Politik

Lage in der Ukraine: Das nächste Ziel ist der “Festungsgürtel” | ABC-Z

Russische Soldaten in Pokrowsk. Die einst von 60.000 Menschen bewohnte Stadt im Westen der Region Donezk gehörte zu den wichtigsten Zwischenzielen der russischen Offensive im Osten der Ukraine, die nun seit fast zwei Jahren anhält. Schon im vergangenen Spätherbst näherten sich russische Truppen der Stadt aus südlicher Richtung, konnten aber in den Folgemonaten dort gestoppt und teilweise sogar zurückgedrängt werden. 
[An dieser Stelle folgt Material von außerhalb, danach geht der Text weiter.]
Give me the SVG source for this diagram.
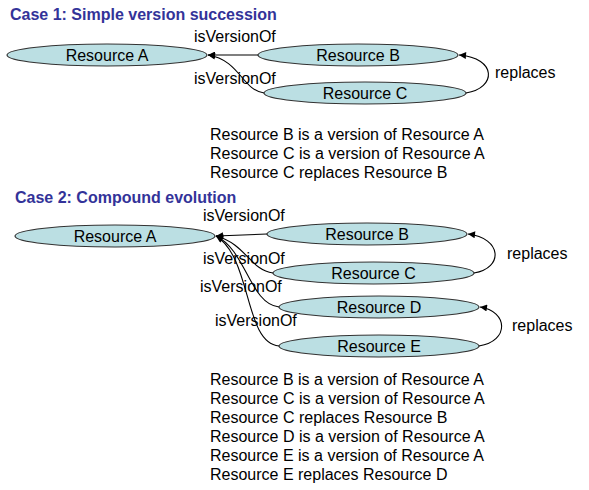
<svg xmlns="http://www.w3.org/2000/svg" width="589" height="490" viewBox="0 0 589 490">
<style>
text{font-family:"Liberation Sans",Arial,sans-serif;font-size:16px;fill:#000}
.title{font-weight:bold;fill:#333399}
.node ellipse{fill:#BBDFE3;stroke:#333;stroke-width:1.2}
.node text{text-anchor:middle}
.edge{fill:none;stroke:#000;stroke-width:1.1;marker-end:url(#arr)}
</style>
<defs>
<marker id="arr" viewBox="0 0 10 10" refX="10" refY="5" markerWidth="9" markerHeight="7" markerUnits="userSpaceOnUse" orient="auto">
<path d="M0,0 L10,5 L0,10 z" fill="#000"/>
</marker>
</defs>
<rect width="589" height="490" fill="#fff"/>

<text class="title" x="10" y="20">Case 1: Simple version succession</text>
<g id="c1-A" class="node"><ellipse cx="107" cy="55" rx="100" ry="11"/><text x="107" y="61">Resource A</text></g>
<g id="c1-B" class="node"><ellipse cx="358" cy="55" rx="100" ry="11"/><text x="358" y="61">Resource B</text></g>
<g id="c1-C" class="node"><ellipse cx="365" cy="93" rx="101" ry="11"/><text x="365" y="99">Resource C</text></g>
<g id="c1-edges">
<path class="edge" d="M258,55 L208,55"/>
<path class="edge" d="M264,93 C242,90 240,60 208,55"/>
<path class="edge" d="M466,93 C497,88 497,58 459,55"/>
<text x="194" y="42">isVersionOf</text>
<text x="194" y="84">isVersionOf</text>
<text x="495" y="78">replaces</text>
</g>
<text x="210" y="140">Resource B is a version of Resource A</text>
<text x="210" y="159">Resource C is a version of Resource A</text>
<text x="210" y="178">Resource C replaces Resource B</text>

<text class="title" x="15" y="203">Case 2: Compound evolution</text>
<g id="c2-A" class="node"><ellipse cx="115" cy="236" rx="100" ry="11"/><text x="115" y="242">Resource A</text></g>
<g id="c2-B" class="node"><ellipse cx="367" cy="234" rx="100" ry="11"/><text x="367" y="240">Resource B</text></g>
<g id="c2-C" class="node"><ellipse cx="373.5" cy="273" rx="100.5" ry="11"/><text x="373.5" y="279">Resource C</text></g>
<g id="c2-D" class="node"><ellipse cx="379" cy="307" rx="100" ry="11"/><text x="379" y="313">Resource D</text></g>
<g id="c2-E" class="node"><ellipse cx="379" cy="346" rx="100" ry="11"/><text x="379" y="352">Resource E</text></g>
<g id="c2-edges">
<path class="edge" d="M267,234 L216,236"/>
<path class="edge" d="M273,273 C250,270 246,244 216,236"/>
<path class="edge" d="M279,307 C250,304 246,250 216,236"/>
<path class="edge" d="M279,346 C244,343 252,258 216,236"/>
<path class="edge" d="M474,273 C504,268 502,238 468,234"/>
<path class="edge" d="M479,346 C510,341 508,311 480,307"/>
<text x="203" y="221">isVersionOf</text>
<text x="203" y="264">isVersionOf</text>
<text x="200" y="292">isVersionOf</text>
<text x="215" y="326">isVersionOf</text>
<text x="507" y="259">replaces</text>
<text x="512" y="331">replaces</text>
</g>
<text x="210" y="385">Resource B is a version of Resource A</text>
<text x="210" y="404">Resource C is a version of Resource A</text>
<text x="210" y="423">Resource C replaces Resource B</text>
<text x="210" y="442">Resource D is a version of Resource A</text>
<text x="210" y="461">Resource E is a version of Resource A</text>
<text x="210" y="480">Resource E replaces Resource D</text>
</svg>
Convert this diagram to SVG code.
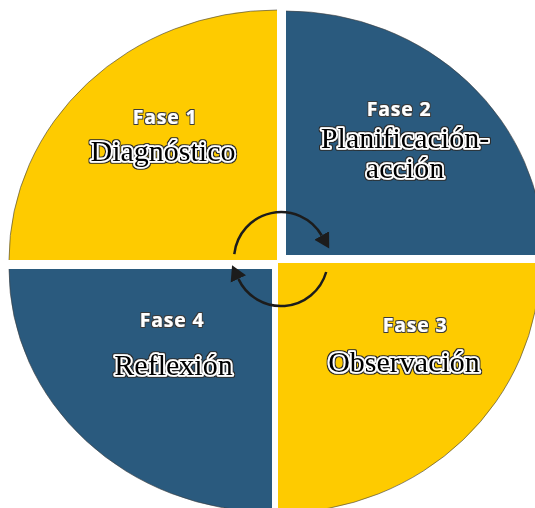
<svg xmlns="http://www.w3.org/2000/svg" width="535" height="508" viewBox="0 0 535 508">
<defs>
<style>
.y{fill:#FECB00}
.b{fill:#2A5A7E}
.rim{fill:none;stroke:#3d3d3d;stroke-width:1;stroke-opacity:.6}
.ph{font-family:"Open Sans",Lato,sans-serif;font-weight:700;font-size:19.5px;letter-spacing:0.8px;fill:#fff;text-anchor:middle;filter:url(#o1)}
.tt{font-family:"Liberation Serif","DejaVu Serif",serif;font-size:30px;fill:#000;stroke:#fff;stroke-width:3.6;stroke-linejoin:round;paint-order:stroke fill;text-anchor:middle;filter:url(#o2)}
.arc{fill:none;stroke:#1c1c1c;stroke-width:2.5}
</style>
<filter id="o1" x="-10%" y="-30%" width="120%" height="160%">
<feMorphology in="SourceAlpha" operator="dilate" radius="0.8" result="d"/>
<feFlood flood-color="#3a3a3a"/>
<feComposite in2="d" operator="in" result="e"/>
<feMerge><feMergeNode in="e"/><feMergeNode in="SourceGraphic"/></feMerge>
</filter>
<filter id="o2" x="-10%" y="-30%" width="120%" height="160%">
<feMorphology in="SourceAlpha" operator="dilate" radius="0.8" result="d"/>
<feFlood flood-color="#2a2a2a"/>
<feComposite in2="d" operator="in" result="e"/>
<feMerge><feMergeNode in="e"/><feMergeNode in="SourceGraphic"/></feMerge>
</filter>
<marker id="ah" markerUnits="userSpaceOnUse" viewBox="0 -9 16 18" markerWidth="16" markerHeight="18" refX="0" refY="0" orient="auto">
<path d="M0,-8.5 L15,0 L0,8.5 Z" fill="#1c1c1c"/>
</marker>
</defs>
<rect width="535" height="508" fill="#fff"/>
<g id="phase1">
<path class="y" d="M277,260 L9,260 A268,250 0 0 1 277,10 Z"/>
<path class="rim" d="M9,260 A268,250 0 0 1 277,10"/>
<text class="ph" x="165" y="124">Fase 1</text>
<text class="tt" x="163" y="161">Diagnóstico</text>
</g>
<g id="phase2">
<path class="b" d="M286,255 L286,11 A258,244 0 0 1 544,255 Z"/>
<path class="rim" d="M286,11 A258,244 0 0 1 544,255"/>
<text class="ph" x="399" y="116">Fase 2</text>
<text class="tt" x="405" y="148">Planificación-</text>
<text class="tt" x="405" y="178">acción</text>
</g>
<g id="phase3">
<path class="y" d="M278,263 L540,263 A262,250 0 0 1 278,513 Z"/>
<path class="rim" d="M540,263 A262,250 0 0 1 278,513"/>
<text class="ph" x="415" y="332">Fase 3</text>
<text class="tt" x="404" y="372">Observación</text>
</g>
<g id="phase4">
<path class="b" d="M272,269 L272,512 A263,243 0 0 1 9,269 Z"/>
<path class="rim" d="M272,512 A263,243 0 0 1 9,269"/>
<text class="ph" x="172" y="327">Fase 4</text>
<text class="tt" x="173.5" y="375">Reflexión</text>
</g>
<g id="connectors">
<path class="arc" d="M234.3,254.1 A47,47 0 0 1 321.7,235.5" marker-end="url(#ah)"/>
<path class="arc" d="M326.2,272 A47,47 0 0 1 238.4,278.9" marker-end="url(#ah)"/>
</g>
</svg>
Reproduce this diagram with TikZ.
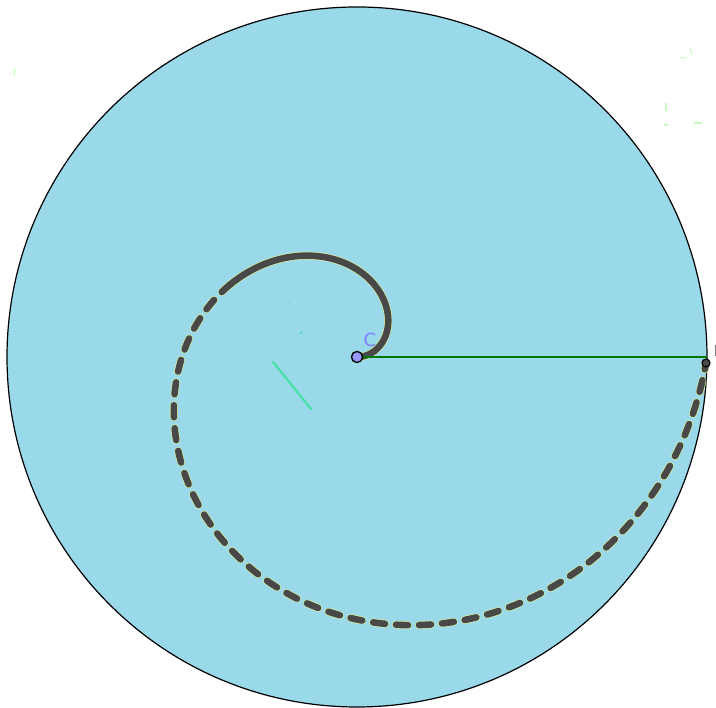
\documentclass[tikz,border=0pt]{standalone}
\usepackage{fontspec}
\setmainfont{DejaVu Sans}
\definecolor{diskfill}{RGB}{153,217,234}
\definecolor{spiraldark}{RGB}{72,72,72}
\definecolor{spiralrim}{RGB}{214,240,160}
\definecolor{radiusgreen}{RGB}{0,120,0}
\definecolor{pointfill}{RGB}{150,150,255}
\definecolor{labelblue}{RGB}{125,125,255}
\definecolor{mintmark}{RGB}{70,225,165}
\definecolor{mintfaint}{RGB}{120,220,200}
\definecolor{faintgreen}{RGB}{200,250,190}
\tikzset{
  disk/.style={draw=black,line width=1.2pt,fill=diskfill},
  rimline/.style={draw=spiralrim,line width=8pt,line cap=round},
  darkline/.style={draw=spiraldark,line width=6.6pt,line cap=round},
  gaps/.style={dash pattern=on 12pt off 11pt},
  radius/.style={draw=radiusgreen,line width=2.4pt},
  cpoint/.style={circle,draw=black,line width=1.2pt,fill=pointfill,inner sep=0pt,minimum size=11pt},
  epoint/.style={circle,draw=black,line width=1.2pt,fill=spiraldark,inner sep=0pt,minimum size=8pt},
  clabel/.style={text=labelblue,font=\fontsize{18}{18}\selectfont},
  elabel/.style={text=gray,font=\fontsize{15}{15}\selectfont}
}
\begin{document}
\begin{tikzpicture}[x=1pt,y=1pt]
\useasboundingbox (0,0) rectangle (716,708);
% disk
\path[disk] (357,351) circle (350);
% spiral r = 350 t / 360
\path[rimline] plot[domain=0:150,samples=120,smooth] ({357+0.97222*\x*cos(\x)},{351+0.97222*\x*sin(\x)});
\path[rimline,gaps] plot[domain=150:359,samples=200,smooth] ({357+0.97222*\x*cos(\x)},{351+0.97222*\x*sin(\x)});
\path[darkline] plot[domain=0:150,samples=120,smooth] ({357+0.97222*\x*cos(\x)},{351+0.97222*\x*sin(\x)});
\path[darkline,gaps] plot[domain=150:359,samples=200,smooth] ({357+0.97222*\x*cos(\x)},{351+0.97222*\x*sin(\x)});
% points
\coordinate (Cc) at (357,351);
\coordinate (Rend) at (707,351);
\node[cpoint] (C) at (Cc) {};
\draw[radius] (C.east) -- (Rend);
\node[cpoint] (C2) at (Cc) {};
\node[clabel] (Clab) at (370,368) {C};
\node[epoint] (E) at (706,345) {};
\node[elabel,anchor=west] (Elab) at (710,357) {I};
% stray marks
\draw[mintmark,line width=2.2pt,line cap=round] (273,346) .. controls (290,325) .. (311,299);
\fill[mintmark] (301,375) circle (1.3);
\fill[mintfaint] (289,405) circle (1);
\fill[mintfaint] (264,411) circle (1);
\draw[faintgreen,line width=1.2pt] (666,605) -- (666,597);
\draw[faintgreen,line width=1.2pt] (664,583) -- (668,583) (694,585) -- (702,585);
\draw[faintgreen,line width=1.2pt] (680,650) -- (686,650) (690,660) -- (692,654);
\draw[faintgreen,line width=1.2pt] (14,633) -- (15,640);
\end{tikzpicture}
\end{document}
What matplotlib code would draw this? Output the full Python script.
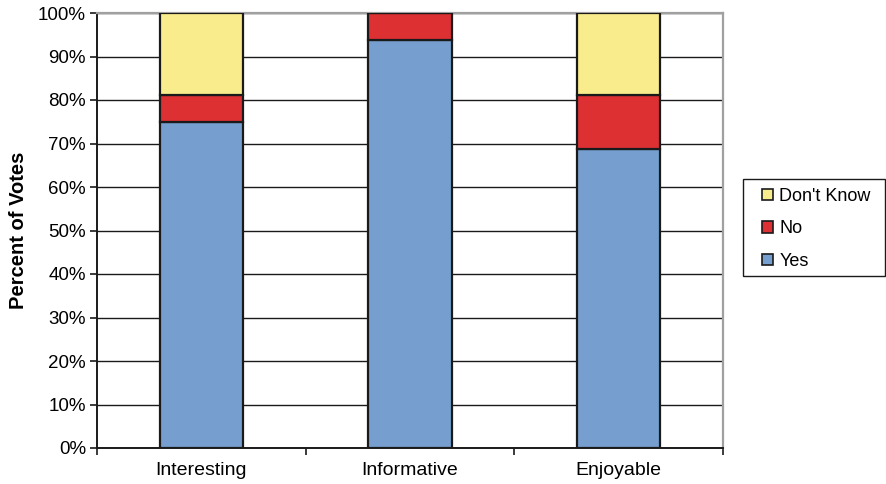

Auch jetzt verläuft die Frontlinie noch nicht durch Pokrowsk. Doch einzelne russische Trupps sind schon dort. Am 21. Juli berichtete das im ukrainischen Militär gut vernetzte Analystenteam DeepState, russische Aufklärungstrupps seien über die südwestlich gelegene Siedlung Swirowe nach Pokrowsk eingedrungen. Und in den vergangenen Tagen zeigten Videos Angriffe ukrainischer Truppen auf russische Einheiten im Stadtgebiet.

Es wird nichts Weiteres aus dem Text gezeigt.